Saturday, May 23, 2009

Friedman Heeds IA

"Goldman Sachs Group Inc. [GSG] director Stephen Friedman, facing criticism at the firm's annual meeting, defended his purchase of [GSG] shares while chairman of the New York Federal Reserve Bank. Responding to a shareholder question, Mr. Friedman said he bought the [GSG] shares when they were inexpensive, adding that it was a good time for directors to show their 'confidence' in their company's stock", my emphasis, Kate Kelly and Joe Bel Bruno at the WSJ, 9 May 2009.

These are the last days. I applaud Friedman's action. This is what I suggested Vikram Pandit do on 7 July 2008, link: http://skepticaltexascpa.blogspot.com/2008/07/citis-800-million-man-speaks.html. Friedman showed GSG a little "love". So? However the hook, Freidman should have resigned from the NY Fed before buying the GSG stock.

3 comments:

Anonymous said...

Vikram Pandit says in June 2008...(cited in your 7/7/8 post)

"We cannot and should not legislate away an institution's ability to lose shareholders' money.

But none should have the right to impose externalities on the rest of the financial system.
There was old Vikram last June dissing Goldman in public... saying "you've got your tentacles throughout the whole global financial system... it's amazing that Paulson didn't let Citi fail after that trashtalk...

Friedman got spooked IA... keep trashtalking those thugs... way to go...

Jr Deputy Accountant said...

Friedman's behavior is almost textbook.
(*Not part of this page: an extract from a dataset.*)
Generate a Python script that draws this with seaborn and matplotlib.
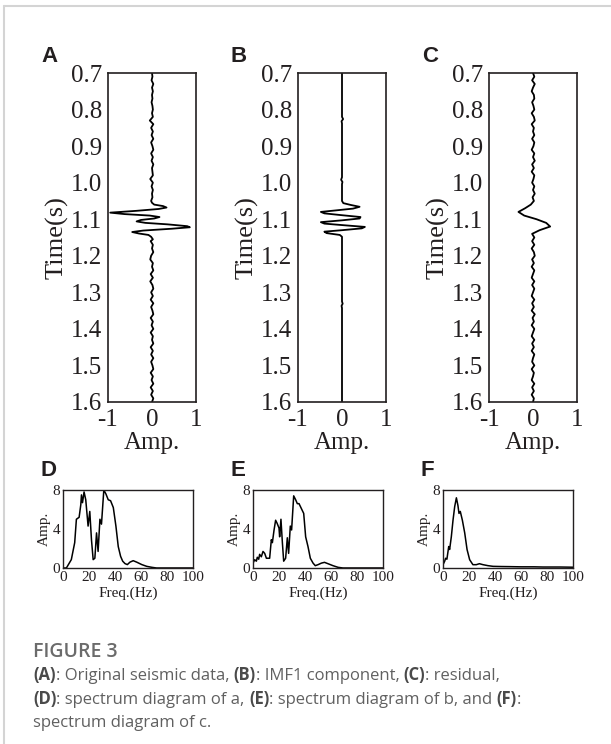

I have realized at this point, and may thank Mr Friedman for such enlightenment, that these men are, in fact, entirely out of their minds. It's really the only way to explain their behavior.
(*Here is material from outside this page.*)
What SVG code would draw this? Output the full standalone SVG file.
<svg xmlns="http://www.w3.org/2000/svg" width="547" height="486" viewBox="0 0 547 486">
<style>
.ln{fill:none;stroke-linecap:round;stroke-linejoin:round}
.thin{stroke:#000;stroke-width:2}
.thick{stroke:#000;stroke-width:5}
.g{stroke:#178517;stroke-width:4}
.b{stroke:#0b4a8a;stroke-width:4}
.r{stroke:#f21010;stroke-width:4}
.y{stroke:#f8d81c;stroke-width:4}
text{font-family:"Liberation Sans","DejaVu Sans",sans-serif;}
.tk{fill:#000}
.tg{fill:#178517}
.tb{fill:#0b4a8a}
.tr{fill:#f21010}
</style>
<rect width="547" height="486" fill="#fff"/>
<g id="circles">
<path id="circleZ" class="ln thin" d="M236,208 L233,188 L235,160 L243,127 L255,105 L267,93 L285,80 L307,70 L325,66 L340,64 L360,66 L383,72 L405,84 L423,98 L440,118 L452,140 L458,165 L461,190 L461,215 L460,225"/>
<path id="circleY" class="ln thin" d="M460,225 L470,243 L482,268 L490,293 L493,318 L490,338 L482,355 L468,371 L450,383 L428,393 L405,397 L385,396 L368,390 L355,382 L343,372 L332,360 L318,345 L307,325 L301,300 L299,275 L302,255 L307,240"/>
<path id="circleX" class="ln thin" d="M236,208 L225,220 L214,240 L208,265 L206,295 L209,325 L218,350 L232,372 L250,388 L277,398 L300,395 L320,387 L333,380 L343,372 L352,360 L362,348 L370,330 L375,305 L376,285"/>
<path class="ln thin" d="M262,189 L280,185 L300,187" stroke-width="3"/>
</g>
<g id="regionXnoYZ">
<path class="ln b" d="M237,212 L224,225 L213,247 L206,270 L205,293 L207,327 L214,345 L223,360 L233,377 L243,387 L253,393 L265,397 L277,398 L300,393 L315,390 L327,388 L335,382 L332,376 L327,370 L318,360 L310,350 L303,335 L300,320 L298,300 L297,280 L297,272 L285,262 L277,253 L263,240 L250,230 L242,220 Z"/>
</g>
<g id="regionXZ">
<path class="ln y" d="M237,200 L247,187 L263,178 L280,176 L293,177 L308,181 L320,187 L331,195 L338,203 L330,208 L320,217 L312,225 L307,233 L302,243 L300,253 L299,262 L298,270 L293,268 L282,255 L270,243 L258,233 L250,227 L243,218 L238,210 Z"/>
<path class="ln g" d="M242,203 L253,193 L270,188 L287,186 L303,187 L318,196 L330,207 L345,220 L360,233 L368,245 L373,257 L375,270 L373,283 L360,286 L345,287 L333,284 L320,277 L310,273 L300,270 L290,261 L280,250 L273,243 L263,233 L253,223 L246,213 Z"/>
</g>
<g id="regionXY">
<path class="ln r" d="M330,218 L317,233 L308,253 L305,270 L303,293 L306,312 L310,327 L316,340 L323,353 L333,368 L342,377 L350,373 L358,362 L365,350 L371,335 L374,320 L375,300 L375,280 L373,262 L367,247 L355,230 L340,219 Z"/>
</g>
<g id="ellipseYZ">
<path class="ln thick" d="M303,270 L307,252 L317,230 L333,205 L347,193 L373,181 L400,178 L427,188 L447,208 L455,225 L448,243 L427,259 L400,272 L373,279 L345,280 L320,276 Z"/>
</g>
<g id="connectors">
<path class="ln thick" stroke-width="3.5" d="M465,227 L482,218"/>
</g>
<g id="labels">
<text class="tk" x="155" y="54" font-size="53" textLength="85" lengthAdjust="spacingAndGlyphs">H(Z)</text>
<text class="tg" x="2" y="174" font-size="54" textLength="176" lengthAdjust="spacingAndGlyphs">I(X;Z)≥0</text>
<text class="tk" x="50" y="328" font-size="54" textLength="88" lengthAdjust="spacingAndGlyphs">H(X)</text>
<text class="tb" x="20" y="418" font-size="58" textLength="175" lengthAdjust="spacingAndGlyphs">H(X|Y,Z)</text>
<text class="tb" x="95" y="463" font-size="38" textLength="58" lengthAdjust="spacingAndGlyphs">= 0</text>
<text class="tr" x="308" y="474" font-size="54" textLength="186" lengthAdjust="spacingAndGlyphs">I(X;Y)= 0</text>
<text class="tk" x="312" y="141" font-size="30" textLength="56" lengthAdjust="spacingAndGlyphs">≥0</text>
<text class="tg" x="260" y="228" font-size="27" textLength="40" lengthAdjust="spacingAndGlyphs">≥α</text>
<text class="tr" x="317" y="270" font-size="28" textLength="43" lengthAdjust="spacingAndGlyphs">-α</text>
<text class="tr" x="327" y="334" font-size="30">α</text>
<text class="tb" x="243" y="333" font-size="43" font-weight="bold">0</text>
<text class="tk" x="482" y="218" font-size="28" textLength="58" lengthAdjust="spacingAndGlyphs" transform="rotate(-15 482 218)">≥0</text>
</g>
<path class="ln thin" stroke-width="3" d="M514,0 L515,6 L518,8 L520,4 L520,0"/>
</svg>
If they are not gripped by psychosis, the next reasonable explanation for their behavior is that they are suffering from such terminal cases of delusion when it comes to their own "bulletproof-ness" that they behave so recklessly, in the open, without the common courtesy to at least pretend like they are ethical.

Remember the days when our crooks used to at least *try* to make it appear as though they are legit? Those days, sadly, appear to be behind us.
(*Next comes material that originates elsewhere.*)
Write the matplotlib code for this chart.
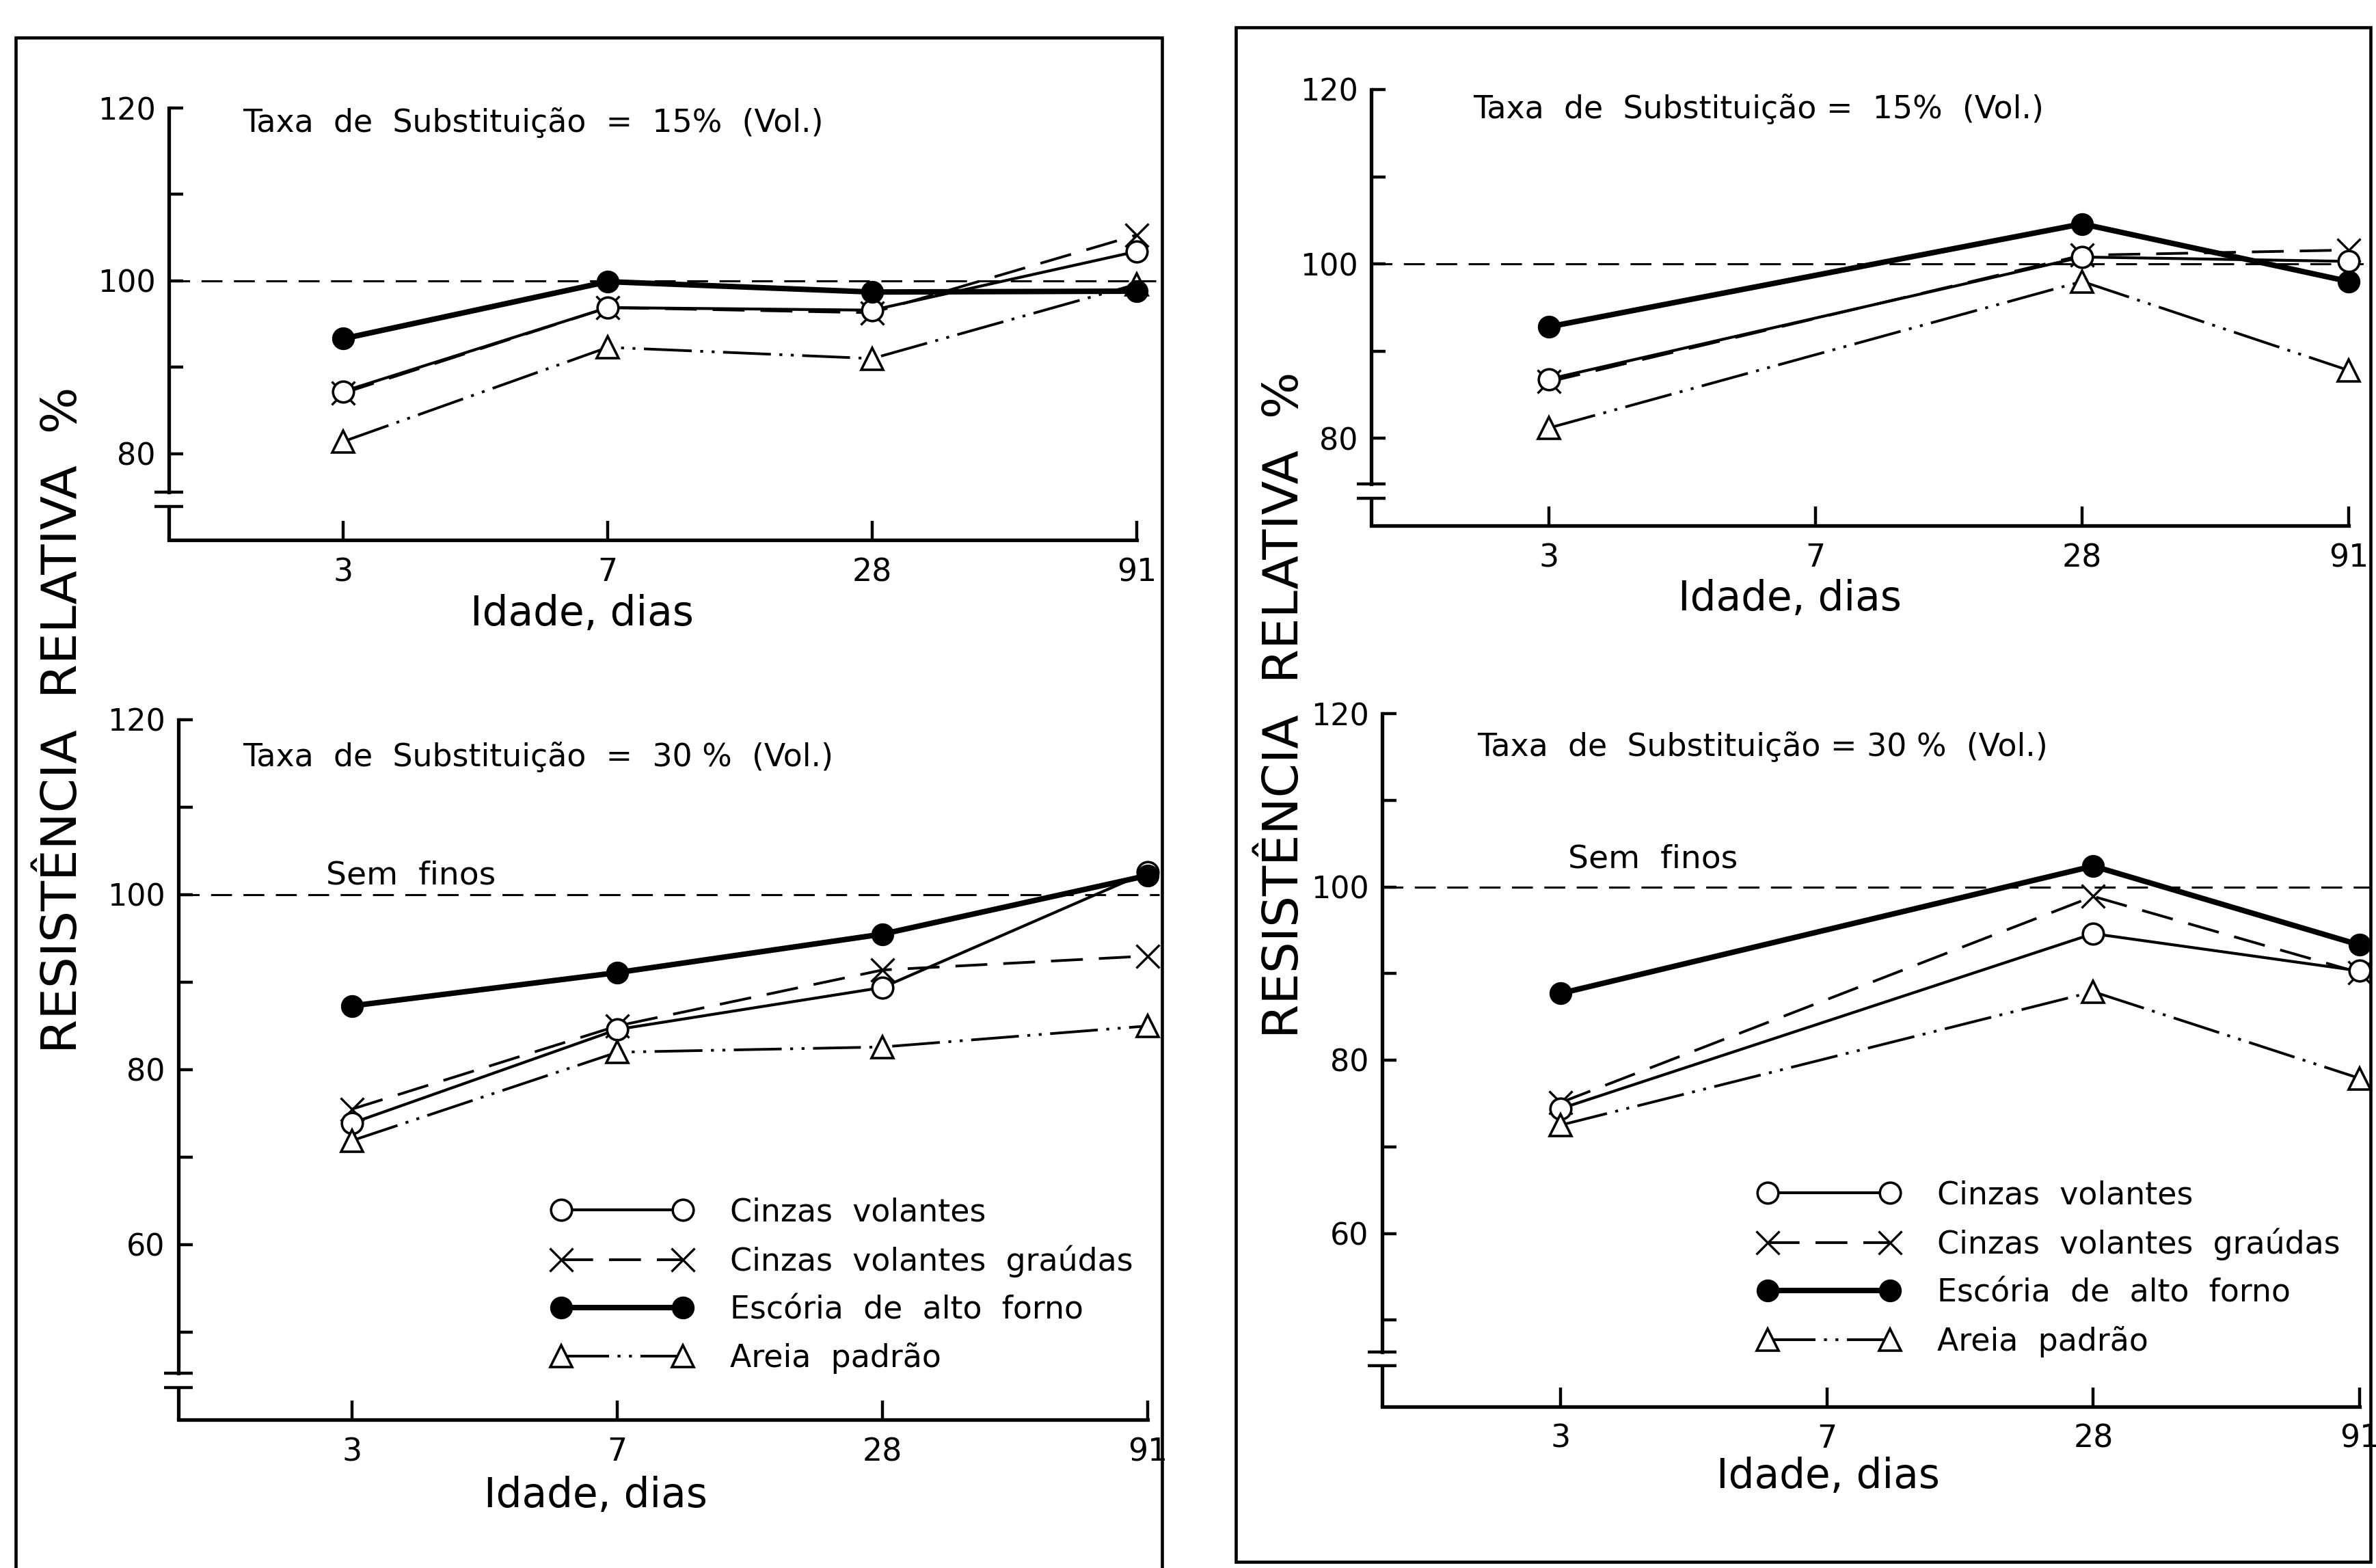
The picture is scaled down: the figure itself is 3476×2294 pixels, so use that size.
import numpy as np
import matplotlib
matplotlib.use('Agg')
import matplotlib.pyplot as plt
from matplotlib.patches import Rectangle

plt.rcParams['font.family'] = ['DejaVu Sans']

W, H = 3476, 2294
DPI = 100
nan = np.nan

# ---------------- data ----------------
ages = ['3', '7', '28', '91']
labels = ['Cinzas  volantes', 'Cinzas  volantes  graúdas',
          'Escória  de  alto  forno', 'Areia  padrão']

# left figure: 15 % (top) and 30 % (bottom)
tl_cinzas = [87.2, 96.9, 96.6, 103.4]
tl_graudas = [87.0, 96.9, 96.3, 105.3]
tl_escoria = [93.3, 99.9, 98.7, 98.8]
tl_areia = [81.4, 92.3, 91.0, 99.6]

bl_cinzas = [73.9, 84.6, 89.4, 102.6]
bl_graudas = [75.5, 85.0, 91.4, 93.0]
bl_escoria = [87.3, 91.1, 95.5, 102.2]
bl_areia = [71.9, 82.0, 82.6, 85.0]

# right figure: 15 % (top) and 30 % (bottom), no value at 7 days
tr_cinzas = [86.8, nan, 100.8, 100.3]
tr_graudas = [86.5, nan, 101.0, 101.6]
tr_escoria = [92.8, nan, 104.6, 98.0]
tr_areia = [81.2, nan, 98.0, 87.8]

br_cinzas = [74.4, nan, 94.6, 90.3]
br_graudas = [75.1, nan, 98.9, 90.1]
br_escoria = [87.7, nan, 102.4, 93.3]
br_areia = [72.5, nan, 87.9, 77.9]

reference = 100

# ---------------- styles ----------------
styles = [
    dict(ls='-', lw=3.0, marker='o', ms=22, mfc='white', mec='k', mew=2.6, zorder=4),
    dict(ls=(0, (12, 6)), lw=2.8, marker='x', ms=25, mec='k', mew=2.4, zorder=3),
    dict(ls='-', lw=5.8, marker='o', ms=23, mfc='k', mec='k', mew=1, zorder=5),
    dict(ls=(0, (18, 3.2, 1.1, 3.2, 1.1, 3.2)), lw=2.8, marker='^', ms=23,
         mfc='white', mec='k', mew=2.6, zorder=4),
]

fig = plt.figure(figsize=(W / DPI, H / DPI), dpi=DPI)
fig.patch.set_facecolor('white')


def px_rect(l, t, r, b):
    return [l / W, 1 - b / H, (r - l) / W, (b - t) / H]


def fx(x):
    return x / W


def fy(y):
    return 1 - y / H


panels = [
    dict(box=(247, 158, 1663, 790), ylim=(70, 120), xl=-0.66, brk=(73.9, 75.5),
         series=[tl_cinzas, tl_graudas, tl_escoria, tl_areia], ext=1.02,
         yt=[80, 90, 100, 110, 120]),
    dict(box=(261, 1053, 1679, 2077), ylim=(40, 120), xl=-0.655, brk=(43.7, 45.3),
         series=[bl_cinzas, bl_graudas, bl_escoria, bl_areia], ext=1.012,
         yt=[50, 60, 70, 80, 90, 100, 110, 120], legend=(0.385, 0.318)),
    dict(box=(2006, 131, 3436, 769), ylim=(70, 120), xl=-0.667, brk=(73.1, 74.8),
         series=[tr_cinzas, tr_graudas, tr_escoria, tr_areia], ext=1.022,
         yt=[80, 90, 100, 110, 120]),
    dict(box=(2022, 1044, 3452, 2058), ylim=(40, 120), xl=-0.67, brk=(44.7, 46.3),
         series=[br_cinzas, br_graudas, br_escoria, br_areia], ext=1.012,
         yt=[50, 60, 70, 80, 90, 100, 110, 120], legend=(0.385, 0.327)),
]

SPINE = 3.8
xidx = np.arange(len(ages))

for p in panels:
    ax = fig.add_axes(px_rect(*p['box']))
    ax.set_facecolor('none')
    ax.set_xlim(p['xl'], len(ages) - 1)
    ax.set_ylim(*p['ylim'])
    for s in ('top', 'right'):
        ax.spines[s].set_visible(False)
    ax.spines['bottom'].set_linewidth(SPINE)
    ax.spines['left'].set_linewidth(SPINE)
    lo, hi = p['brk']
    ax.spines['left'].set_bounds(hi, p['ylim'][1])
    yt = ax.get_yaxis_transform()
    ax.plot([0, 0], [p['ylim'][0], lo], transform=yt, color='k', lw=SPINE,
            clip_on=False, solid_capstyle='butt')
    for yb in (lo, hi):
        ax.plot([-0.015, 0.015], [yb, yb], transform=yt, color='k', lw=3.2,
                clip_on=False, solid_capstyle='butt')

    ax.set_xticks(xidx)
    ax.set_xticklabels(ages)
    ax.set_yticks(p['yt'])
    ax.set_yticklabels([str(v) if v % 20 == 0 else '' for v in p['yt']])
    ax.tick_params(axis='y', direction='in', length=15, width=3.2, labelsize=32, pad=14)
    ax.tick_params(axis='x', direction='in', length=20, width=3.2, labelsize=33, pad=18)

    ax.axhline(reference, xmin=0, xmax=p['ext'], color='k', lw=2.2,
               ls=(0, (10, 5.5)), clip_on=False, zorder=1)

    handles = []
    for vals, st, lab in zip(p['series'], styles, labels):
        v = np.array(vals, dtype=float)
        m = ~np.isnan(v)
        ln, = ax.plot(xidx[m], v[m], color='k', clip_on=False, label=lab, **st)
        handles.append(ln)

    if 'legend' in p:
        ax.legend(handles=handles, loc='upper left', bbox_to_anchor=p['legend'],
                  frameon=False, numpoints=2, handlelength=4.5, handletextpad=1.2,
                  labelspacing=0.55, borderpad=0, borderaxespad=0, fontsize=33)

# titles inside panels
fig.text(fx(355), fy(180), 'Taxa  de  Substituição  =  15%  (Vol.)', fontsize=33,
         ha='left', va='center')
fig.text(fx(2155), fy(160), 'Taxa  de  Substituição =  15%  (Vol.)', fontsize=33,
         ha='left', va='center')
fig.text(fx(355), fy(1108), 'Taxa  de  Substituição  =  30 %  (Vol.)', fontsize=33,
         ha='left', va='center')
fig.text(fx(2161), fy(1093), 'Taxa  de  Substituição = 30 %  (Vol.)', fontsize=33,
         ha='left', va='center')

# "Sem finos"
fig.text(fx(477), fy(1281), 'Sem  finos', fontsize=34, ha='left', va='center')
fig.text(fx(2294), fy(1257), 'Sem  finos', fontsize=34, ha='left', va='center')

# x labels
for (x, y) in [(851, 898), (2618, 876), (871, 2188), (2674, 2161)]:
    fig.text(fx(x), fy(y), 'Idade, dias', fontsize=43, ha='center', va='center')

# y labels
for (x, y) in [(93, 1053), (1880, 1031)]:
    fig.text(fx(x), fy(y), 'RESISTÊNCIA  RELATIVA  %', fontsize=52, rotation=90,
             ha='center', va='center')

# frames
fig.add_artist(Rectangle((fx(23), fy(2400)), (1700 - 23) / W, (2400 - 55) / H,
                         transform=fig.transFigure, fill=False, lw=3.3, ec='k'))
fig.add_artist(Rectangle((fx(1808), fy(2285)), (3468 - 1808) / W, (2285 - 40) / H,
                         transform=fig.transFigure, fill=False, lw=3.3, ec='k'))

fig.savefig('out.png', dpi=DPI, facecolor='white')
This is so blatant that it makes my stomach turn. Worse, I believe Friedman believes his own line and finds his behavior to be not only ethical but beneficial to the public somehow.

Liddy: "I'm doing a public service" by being at AIG's helm. Same delusion, different day.

I liked them better when they were liars; it's so much easier to control and pick apart. This psychosis? Unbelievable AND uncontrollable.

Jr

the darkcloud said...

I'll add "amoral" and "sociopathic" to the mix of descriptions befitting these jackals in charge.